The New Yorker:

A one-man show, a box of old stories, and the strange intimacy of talking to a room full of strangers.

By Adam Gopnik

Writers who contemplate going onstage tend to fall into two camps: those who know better and those who should but don’t. Of the second kind, The New Yorker has, over its hundred years, produced quite a few. Robert Benchley, one of the magazine’s founding voices (if on permanent loan from the Algonquin circle), was perhaps more famous in his day as a performer than as a writer. His sketch “The Treasurer’s Report” became a classic. He was eventually hired to narrate the musical-comedy film “Road to Utopia”—no small compliment, or challenge, given that it meant adding laughs to a prime Bob Hope–Bing Crosby comedy. Alexander Woollcott, another early contributor who left his title, if not his campy imprint, on Shouts & Murmurs, went on to play himself in George S. Kaufman and Moss Hart’s “The Man Who Came to Dinner.” The character, Sheridan Whiteside, was based on Woollcott and intended to mock him—until he took the part himself, turning satire into homage by his living presence as a pre-mocked subject, like jeans sold pre-distressed. More recently, Calvin Trillin performed two funny and affecting solo shows drawn from his own work—“Words, No Music” and “About Alice.” Lawrence Wright has done a couple, too, including the more sombre “The Human Scale.” And, of course, there’s been a steady trickle of gifted performers who’ve leapt into our pages, and then leapt back out again, as slightly reformed characters, or at least more literary-minded comedians.

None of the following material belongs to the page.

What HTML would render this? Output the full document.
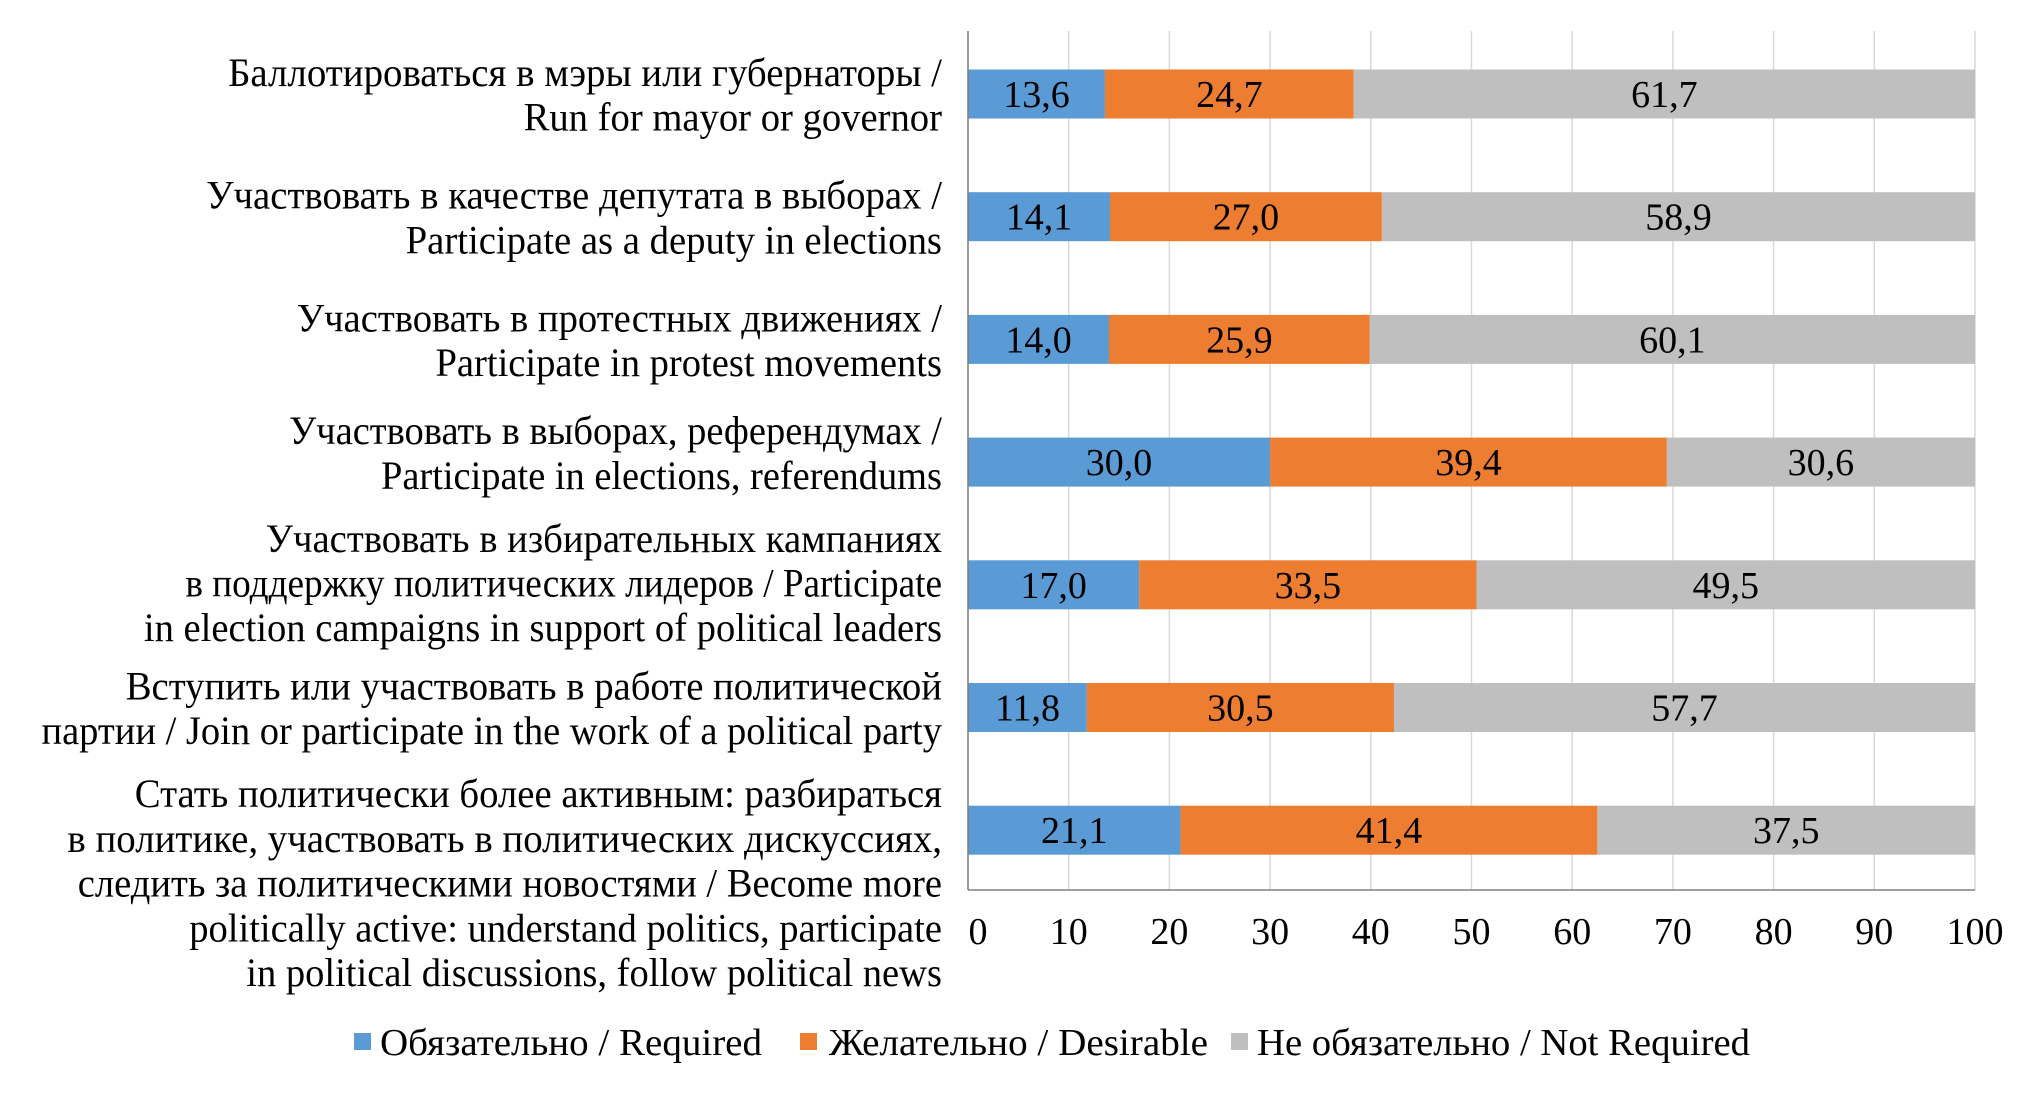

To come to the point—and it’s not a point that will survive an interminable buildup—I joined the company of these writers long ago, and am now returning to it. As it happens, I spent a good chunk of my childhood onstage, where I was, for a time, the Shirley Temple of the Philadelphia avant-garde theatre—a boast few could make, or would want to. At nine, I was cast as Galileo’s apprentice in a mid-sixties production of Bertolt Brecht’s “Galileo,” one of the first shows directed by a newly minted impresario, André Gregory—already as sleek as a borzoi, with the same mesmerizing patter that would later delight the world in “My Dinner with André.”